The news is always devastating and it feels like the bottom just fell out from under you. Fortunately, this time it was a little bit easier because of our past experiences we can look back and see how God has provided for our needs and cared for us during these times. As a result of being put in this position again, I found myself contemplating a myriad of potential causes:  is there is a lesson that we keep not learning, have we done something to deserve this as a punishment, is this a challenge to our faith, to offer a sampling. 

As I reflected back on the previous times we have been here, I noticed that I did not do a good job of digging into God, relying on Him and fully trusting in His plan and provision. Most of the time I could say all the right things, but at the end of the day, I didn't believe them in my heart. Toward the end of the 2nd lay off, there was a time that I could not even say that I trusted God. The words were too painful. I was so hurt and devastated by the situation and it kept dragging on and there seemed to be no end in sight. As a result of these revelations, I made the choice to dig into to God and trust in His plan, time, and provision. 

My husband made an interesting observation as he reflected on the past experiences as well. He noted that each time this has happened the timing has been correlated with increased involvement in the church. Which also correlates to our feeling more settled into life and being able to give more of ourselves. It wasn't until I considered this along with a comment posted by my Facebook wall by a dear friend that I looked at this situation as a spiritual attack. My friend, Heather, posted: "I truly believe you are where you are supposed to be. Satan would not be attacking you so hard if you were not doing something right. We love you guys and your ministry here is so powerful! Satan knows that and is trying to stop you.I hate that you guys are going through this but you have a great support here that loves you guys!"

For whatever reason, I have not generally been a person who has assigned spiritual significance to most negative happenings in my life. I just kind of accept them as a part of life, get through it as best we can, and move on to the next challenge. I think one reason, is that I have never really considered myself worthy of an attack from Satan. I guess that I don't necessarily recognize the impact that I have and can have on others and their spirituality. But when I considered everything together and had my eyes opened to a new perspective, things clicked and made a little more sense. 

As a result of all this pondering that has been happening, I have made the choice to dig into God and to simply trust. Satan will not win this battle, because I already know who has won the war. I have felt a strong tug to withdrawn from my activities and support systems, but now I know who wants that and why. So, I am choosing to maintain my current level of involvement in my activities, regardless of the battle that ensues within me each and every morning. 

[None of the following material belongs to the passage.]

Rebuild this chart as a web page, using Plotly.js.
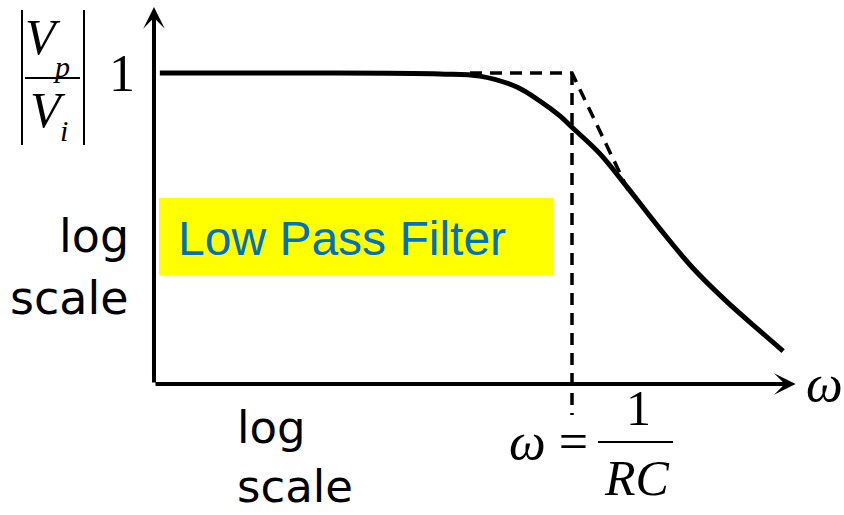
<!DOCTYPE html>
<html>
<head>
<meta charset="utf-8">
<script src="https://cdn.plot.ly/plotly-3.0.1.min.js"></script>
<style>html,body{margin:0;padding:0;background:#fff;}#chart{width:844px;height:515px;}</style>
</head>
<body>
<div id="chart"></div>
<script>
// Normalised frequency (log scale, cutoff = 1) and normalised magnitude (log scale, passband = 1)
var responseX = [0.014, 0.349, 0.684, 0.780, 0.868, 0.923, 0.971, 1.002, 1.067, 1.132, 1.211, 1.289, 1.371, 1.450, 1.505];
var responseY = [1.000, 1.000, 0.997, 0.990, 0.955, 0.910, 0.862, 0.823, 0.740, 0.633, 0.498, 0.373, 0.264, 0.170, 0.106];
var asymptoteX = [0.756, 1.000, 1.134];
var asymptoteY = [1.000, 1.000, 0.624];
var cutoffX = [1.000, 1.000];
var cutoffY = [1.000, -0.100];

var W = 844, H = 515;
function px(v){ return v / W; }
function py(v){ return 1 - v / H; }

var serif = 'Liberation Serif, Times New Roman, serif';
var sans = 'Liberation Sans, Arial, sans-serif';
var hand = 'DejaVu Sans, sans-serif';

var traces = [
  {x: cutoffX, y: cutoffY, mode: 'lines', line: {color: '#000', width: 3.5, dash: '12px,8px'}, hoverinfo: 'skip'},
  {x: asymptoteX, y: asymptoteY, mode: 'lines', line: {color: '#000', width: 3.5, dash: '12px,8px'}, hoverinfo: 'skip'},
  {x: responseX, y: responseY, mode: 'lines', line: {color: '#000', width: 5, shape: 'spline', smoothing: 1.0}, hoverinfo: 'skip'}
];

function txt(text, x, y, size, family, opts){
  var a = {text: text, x: px(x), y: py(y), xref: 'paper', yref: 'paper', showarrow: false,
    font: {size: size, family: family, color: '#000'}, xanchor: 'center', yanchor: 'middle'};
  for (var k in (opts||{})) a[k] = opts[k];
  return a;
}

var annotations = [
  // axes arrows
  {x: 0, y: 1.212, ax: 0, ay: 0, xref: 'x', yref: 'y', axref: 'x', ayref: 'y', text: '', showarrow: true,
   arrowhead: 3, arrowsize: 0.9, arrowwidth: 4, arrowcolor: '#000'},
  {x: 1.535, y: 0, ax: 0, ay: 0, xref: 'x', yref: 'y', axref: 'x', ayref: 'y', text: '', showarrow: true,
   arrowhead: 3, arrowsize: 0.9, arrowwidth: 4, arrowcolor: '#000'},
  // |Vp / Vi|
  txt('<i>V</i>', 43, 37, 50, serif),
  txt('<i>p</i>', 62, 66, 30, serif),
  txt('<i>V</i>', 48, 110, 50, serif),
  txt('<i>i</i>', 64, 130, 30, serif),
  txt('1', 122, 74, 52, serif),
  // y-axis scale note
  txt('log', 131, 236, 46, hand, {xanchor: 'right'}),
  txt('scale', 131, 298, 46, hand, {xanchor: 'right'}),
  // x-axis scale note
  txt('log', 235, 427, 45, hand, {xanchor: 'left'}),
  txt('scale', 235, 486, 45, hand, {xanchor: 'left'}),
  // label
  txt('Low Pass Filter', 176, 238, 48, sans, {xanchor: 'left', font: {size: 48, family: sans, color: '#0070C0'}}),
  // omega
  txt('<i>ω</i>', 824, 383, 52, serif),
  txt('<i>ω</i> =', 507, 441, 52, serif, {xanchor: 'left'}),
  txt('1', 638, 408, 50, serif),
  txt('<i>RC</i>', 637, 478, 50, serif)
];

var shapes = [
  {type: 'rect', xref: 'paper', yref: 'paper', x0: px(159), x1: px(553), y0: py(198), y1: py(275),
   fillcolor: '#FFFF00', line: {width: 0}, layer: 'below'},
  {type: 'line', xref: 'paper', yref: 'paper', x0: px(22), x1: px(22), y0: py(10), y1: py(145), line: {color: '#000', width: 2}},
  {type: 'line', xref: 'paper', yref: 'paper', x0: px(84), x1: px(84), y0: py(10), y1: py(145), line: {color: '#000', width: 2}},
  {type: 'line', xref: 'paper', yref: 'paper', x0: px(25), x1: px(80), y0: py(78), y1: py(78), line: {color: '#000', width: 2}},
  {type: 'line', xref: 'paper', yref: 'paper', x0: px(598), x1: px(673), y0: py(442), y1: py(442), line: {color: '#000', width: 2}}
];

var ax = {showgrid: false, zeroline: false, showticklabels: false, showline: false, ticks: '', fixedrange: true};
var layout = {
  width: W, height: H,
  margin: {l: 0, r: 0, t: 0, b: 0},
  paper_bgcolor: '#fff', plot_bgcolor: 'rgba(0,0,0,0)',
  showlegend: false,
  xaxis: Object.assign({range: [-0.3684, 1.6507]}, ax),
  yaxis: Object.assign({range: [-0.4212, 1.2347]}, ax),
  annotations: annotations,
  shapes: shapes
};

Plotly.newPlot('chart', traces, layout, {displayModeBar: false, staticPlot: true});
</script>
</body>
</html>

To link this to the stages of grief, I skipped denial, I think it is unproductive and a waste of time in this scenario (I'm a red after all). That is not to say that denial doesn't have it's place, because I know that in some instances, it is a very valuable protector of our mental health. I went right into anger, first was anger at God. This lasted about 3-4 days. Then I was angry at a very large segment of our population for a few days. Skipped bargaining, again, just not for me in this situation. Next came sadness and the desire to withdraw and isolate. The sadness was brief, but the desire to withdraw still lingers. Then on to acceptance and my choices listed above. A few days ago I was overcome with an overwhelming sense of peace. It goes against all logic and all of my humanness that has a plan for how to minimize the damage and best survive the storm. I guess it is best to describe it as the peace that surpasses all understanding. (Philippians 4:7) 

As of today, I can say and believe that it will all be OK and everything is going to work out. God's got this, and His plan is so much more perfect than mine could ever be. He sees the whole picture after all.